# New member needs advice, can you help? :)



## Moni (Apr 23, 2012)

Hello All! I'm new to the forum, so wanted to introduce myself and also ask for some advice, please.. 

I'm currently working on setting up an online shop for all our canine companions , and was wondering if you could share your thoughts on the name I've picked (Dixie's World) - named after my little yorki / pom cross, as well as advise on which products (apart from the most obvious ones, ie beds, leads, collars, etc), you and you dogs might find useful, but they maybe difficult to get hold of?? etc. Is there anything in particular that would make you pick one online shop over another??

All feedback will be most appreciated!!

Thank you very much in advance!
All the best
Moni & Dixie


----------



## springerpete (Jun 24, 2010)

Hi, Welcome to the forum and good luck with your new venture, ( The name seems fine to me.) Sadly I'm of no use regarding product lines, I tend to make my own leads and my dogs aren't really the type that get toys etc.
All the best anyway.


----------



## Moni (Apr 23, 2012)

Many thanks for your feedback, it's most appreciated! 

Would anyone else like to share their views / offer advice?? 

I will be truly grateful for all comments! Many thanks in advance! :001_smile:


----------



## SiobhanG (Apr 24, 2012)

Hmm...I'm not sure about general product lines but it might be an idea to include user/buyer reviews on products. I always find those so useful when buying anything online. I imagine it would be even more useful on dog products if other users could rate how durable or easy to use products have been.


----------



## EllesBelles (May 14, 2010)

The name sounds fine to me 

I'd just be careful that you've done enough proper market research before you invest money into this. It's quite a common topic on these forums! Look into different companies and what you need to have to get a wholesale account, how much you need to spend on each order, and how much you could sell each item for - wholesale cost + your costs + profit. Then make sure you can compete with other sites such as Amazon, PAH, etc.

You've probably already done that, but just in case  I'll have a think of things I'd like to see. 

Oooohh, brainwave. Fun toys that aren't squeaky. My Cavalier was petrified of squeaky toys, but he didn't like rope toys either. He had a teddy toy that looked like a duck, but he didn't really play with it...just carried it around in his mouth like a nutter.

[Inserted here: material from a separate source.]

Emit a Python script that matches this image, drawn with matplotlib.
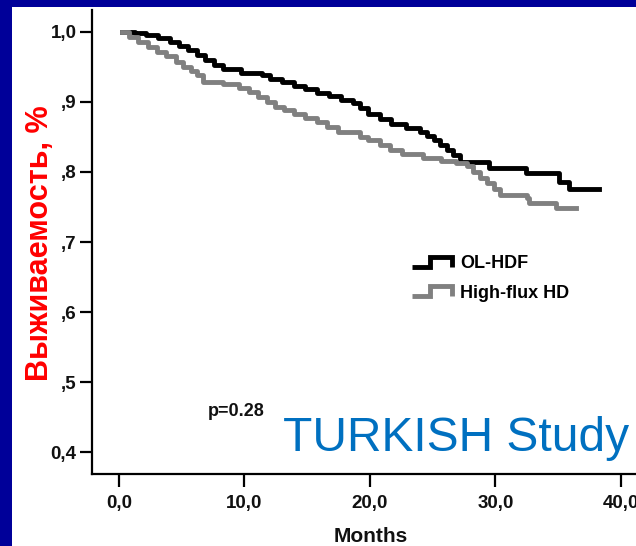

That might be more of an invention actually... Maybe I should go into dog-toy-testing 

Oooh, and I agree with customer reviews, they are always helpful.


----------



## Moni (Apr 23, 2012)

Thank you all so much for your feedback!! It's very much appreciated! My absolute priority will be the best customer service imaginable and reviews will play a huge part in this, so I will certainly include them on the site. 

The idea of fun toys that aren't squeaky is fab too!  Dixie has got a basket full of toys, but his favourite one is a little rubber ball on two feet which makes a rattling noise! He even sleeps with it!! 

Thank you so much again for all your comments and if you think of anything else, please share!

M


----------